## begin

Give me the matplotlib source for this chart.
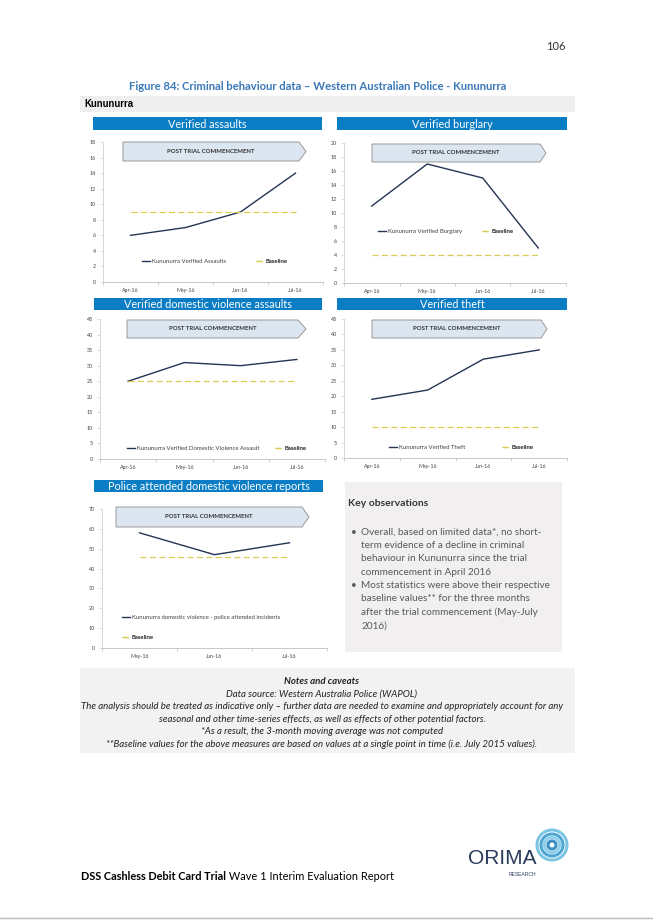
import matplotlib
matplotlib.use('Agg')
import matplotlib.pyplot as plt
from matplotlib.patches import Polygon, Rectangle, Circle

#---------------------------------------------
'''DATA'''
#---------------------------------------------
months_4 = ['Apr-16', 'May-16', 'Jun-16', 'Jul-16']
months_3 = ['May-16', 'Jun-16', 'Jul-16']

assaults = [6, 7, 9, 14]
assaults_base = 9
burglary = [11, 17, 15, 5]
burglary_base = 4
dv_assaults = [25, 31, 30, 32]
dv_assaults_base = 25
theft = [19, 22, 32, 35]
theft_base = 10
police_dv = [58, 47, 53]
police_dv_base = 46

titles = ['Verified assaults', 'Verified burglary', 'Verified domestic violence assaults',
          'Verified theft', 'Police attended domestic violence reports']
series_labels = ['Kununurra Verified Assaults', 'Kununurra Verified Burglary',
                 'Kununurra Verified Domestic Violence Assault', 'Kununurra Verified Theft',
                 'Kununurra domestic violence - police attended incidents']

bullets = [["Overall, based on limited data*, no short-",
            "term evidence of a decline in criminal",
            "behaviour in Kununurra since the trial",
            "commencement in April 2016"],
           ["Most statistics were above their respective",
            "baseline values** for the three months",
            "after the trial commencement (May-July",
            "2016)"]]
notes = ["Data source: Western Australia Police (WAPOL)",
         "The analysis should be treated as indicative only \u2013 further data are needed to examine and appropriately account for any",
         "seasonal and other time-series effects, as well as effects of other potential factors.",
         "*As a result, the 3-month moving average was not computed",
         "**Baseline values for the above measures are based on values at a single point in time (i.e. July 2015 values)."]

#---------------------------------------------
'''PAGE SETUP'''
#---------------------------------------------
W, H = 653, 923
FONT = 'Lato'
LINE_C = '#243452'
BASE_C = '#d8cc55'
BAR_C = '#0b7dc4'
TICK_C = '#404040'

fig = plt.figure(figsize=(W / 100, H / 100), dpi=100)
fig.patch.set_facecolor('white')

# page overlay in pixel coordinates
page = fig.add_axes([0, 0, 1, 1], zorder=5)
page.set_xlim(0, W)
page.set_ylim(H, 0)
page.axis('off')
page.patch.set_alpha(0)


def chart_ax(l, t, r, b):
    return fig.add_axes([l / W, 1 - b / H, (r - l) / W, (b - t) / H])


def title_bar(x0, x1, y0, y1, text):
    page.add_patch(Rectangle((x0, y0), x1 - x0, y1 - y0, fc=BAR_C, ec='none'))
    page.text((x0 + x1) / 2, (y0 + y1) / 2 + 0.5, text, color='white', fontsize=7.8,
              family=FONT, ha='center', va='center')


def post_arrow(x0, xb, xt, y0, y1):
    pts = [(x0, y0), (xb, y0), (xt, (y0 + y1) / 2), (xb, y1), (x0, y1)]
    page.add_patch(Polygon(pts, closed=True, fc='#dce6f1', ec='#8c8c8c', lw=0.6))
    page.text((x0 + xb) / 2, (y0 + y1) / 2, 'POST TRIAL COMMENCEMENT', fontsize=4.3,
              fontweight='bold', family=FONT, color='#333333', ha='center', va='center')


def style_ax(ax, cats, ymax, ystep, xlim):
    ax.set_facecolor('none')
    ax.set_xlim(*xlim)
    ax.set_ylim(0, ymax)
    ax.set_yticks(range(0, ymax + 1, ystep))
    ax.set_xticks(range(len(cats)))
    ax.set_xticklabels(cats)
    ax.set_xticks([i - 0.5 for i in range(len(cats) + 1)], minor=True)
    for s in ['top', 'right']:
        ax.spines[s].set_visible(False)
    ax.spines['left'].set_color('#d0d0d0')
    ax.spines['bottom'].set_color('#bfbfbf')
    ax.spines['left'].set_linewidth(0.6)
    ax.spines['bottom'].set_linewidth(0.6)
    ax.tick_params(axis='x', which='major', length=0, pad=4, labelsize=3.8, labelcolor=TICK_C)
    ax.tick_params(axis='x', which='minor', length=2, width=0.5, color='#bfbfbf')
    ax.tick_params(axis='y', length=2, width=0.5, color='#d0d0d0', pad=3,
                   labelsize=3.8, labelcolor=TICK_C)
    for lab in ax.get_xticklabels() + ax.get_yticklabels():
        lab.set_family(FONT)


def draw_chart(ax, cats, values, base, label, legend_pos):
    x = range(len(cats))
    ln, = ax.plot(x, values, color=LINE_C, lw=1.0, solid_joinstyle='miter')
    bl, = ax.plot(x, [base] * len(cats), color=BASE_C, lw=0.9, ls=(0, (5, 2.5)))
    legend_props = {'size': 4.3, 'family': FONT, 'weight': 'normal'}
    for handle, text, (lx, ly) in zip([ln, bl], [label, 'Baseline'], legend_pos):
        leg = ax.legend([handle], [text], loc='center left', bbox_to_anchor=(lx, ly),
                        bbox_transform=page.transData, frameon=False, prop=legend_props,
                        handlelength=1.35, handletextpad=0.3, borderpad=0, borderaxespad=0)
        for t in leg.get_texts():
            t.set_color(TICK_C)
        ax.add_artist(leg)


#---------------------------------------------
'''HEADER'''
#---------------------------------------------
page.text(566, 47, '106', fontsize=8, family=FONT, color='#333333', ha='right', va='center')
page.text(318, 87, 'Figure 84: Criminal behaviour data \u2013 Western Australian Police - Kununurra',
          fontsize=8.1, fontweight='bold', family=FONT, color='#3a78b8', ha='center', va='center')
page.add_patch(Rectangle((80, 96), 495, 16, fc='#efefef', ec='none'))
page.text(84, 104, 'Kununurra', fontsize=6.9, fontweight='bold', family='Liberation Sans',
          color='black', ha='left', va='center')

#---------------------------------------------
'''CHARTS'''
#---------------------------------------------
# Verified assaults
ax1 = chart_ax(103, 142, 323, 282)
style_ax(ax1, months_4, 18, 2, (-0.5, 3.5))
draw_chart(ax1, months_4, assaults, assaults_base, series_labels[0], [(142, 261), (256, 261)])
title_bar(93, 322, 117, 130, titles[0])
post_arrow(123, 299, 306, 142, 161)

# Verified burglary
ax2 = chart_ax(344, 143, 566, 283)
style_ax(ax2, months_4, 20, 2, (-0.5, 3.5))
draw_chart(ax2, months_4, burglary, burglary_base, series_labels[1], [(378, 231), (482, 231)])
title_bar(337, 567, 117, 130, titles[1])
post_arrow(372, 540, 546, 144, 162)

# Verified domestic violence assaults
ax3 = chart_ax(100, 319, 325, 459)
style_ax(ax3, months_4, 45, 5, (-0.5, 3.5))
draw_chart(ax3, months_4, dv_assaults, dv_assaults_base, series_labels[2], [(127, 448), (275, 448)])
title_bar(94, 322, 298, 310, titles[2])
post_arrow(127, 298, 306, 320, 338)

# Verified theft
ax4 = chart_ax(344, 319, 567, 458)
style_ax(ax4, months_4, 45, 5, (-0.5, 3.5))
draw_chart(ax4, months_4, theft, theft_base, series_labels[3], [(389, 447), (502, 447)])
title_bar(337, 567, 298, 310, titles[3])
post_arrow(372, 541, 547, 320, 338)

# Police attended domestic violence reports
ax5 = chart_ax(102, 509, 327, 648)
style_ax(ax5, months_3, 70, 10, (-0.45, 2.48))
draw_chart(ax5, months_3, police_dv, police_dv_base, series_labels[4], [(122, 617), (122, 637)])
title_bar(94, 323, 480, 492, titles[4])
post_arrow(116, 302, 309, 507, 527)

#---------------------------------------------
'''KEY OBSERVATIONS'''
#---------------------------------------------
page.add_patch(Rectangle((345, 482), 217, 170, fc='#f2eff1', ec='none'))
page.text(348, 503, 'Key observations', fontsize=7.5, fontweight='bold', family=FONT,
          color='#333333', ha='left', va='center')
yy = 532
for para in bullets:
    page.text(351, yy, '\u2022', fontsize=7.2, family=FONT, color='#595959', ha='left', va='center')
    for line in para:
        page.text(361, yy, line, fontsize=7.2, family=FONT, color='#595959', ha='left', va='center')
        yy += 13.4

#---------------------------------------------
'''NOTES'''
#---------------------------------------------
page.add_patch(Rectangle((80, 668), 495, 85, fc='#f2f2f2', ec='none'))
page.text(322, 681, 'Notes and caveats', fontsize=6.9, fontweight='bold', style='italic',
          family=FONT, color='#222222', ha='center', va='center')
for i, line in enumerate(notes):
    page.text(322, 694 + i * 12.6, line, fontsize=6.9, style='italic', family=FONT,
              color='#222222', ha='center', va='center')

#---------------------------------------------
'''FOOTER'''
#---------------------------------------------
t = page.text(81, 877, 'DSS Cashless Debit Card Trial', fontsize=7.9, fontweight='bold',
              family=FONT, color='black', ha='left', va='center')
page.annotate(' Wave 1 Interim Evaluation Report', xy=(1, 0.5), xycoords=t, fontsize=7.9,
              family=FONT, color='black', ha='left', va='center')

# logo
for r, c in [(15, '#7cc5e3'), (11, '#4aa6d2'), (7.5, '#8fd0ea'), (4, '#3d8fc2')]:
    page.add_patch(Circle((552, 845), r, fc='none', ec=c, lw=2.2))
page.text(502, 859, 'ORIMA', fontsize=15, family='Liberation Sans', color='#2b3b5b',
          ha='center', va='center')
page.text(522, 874, 'RESEARCH', fontsize=3.6, family='Liberation Sans', color='#2b3b5b',
          ha='center', va='center')
page.plot([0, W], [918, 918], color='#bbbbbb', lw=1)

plt.savefig('out.png', dpi=100)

## end

PROBLEM DETAILS >> Restate each line from the start of the listing through the line bearing "from matplotlib.patches import" word for word. Drop the pictures.

WRITTEN RESPONSE >>
Give me the matplotlib source for this chart.
import matplotlib
matplotlib.use('Agg')
import matplotlib.pyplot as plt
from matplotlib.patches import Polygon, Rectangle, Circle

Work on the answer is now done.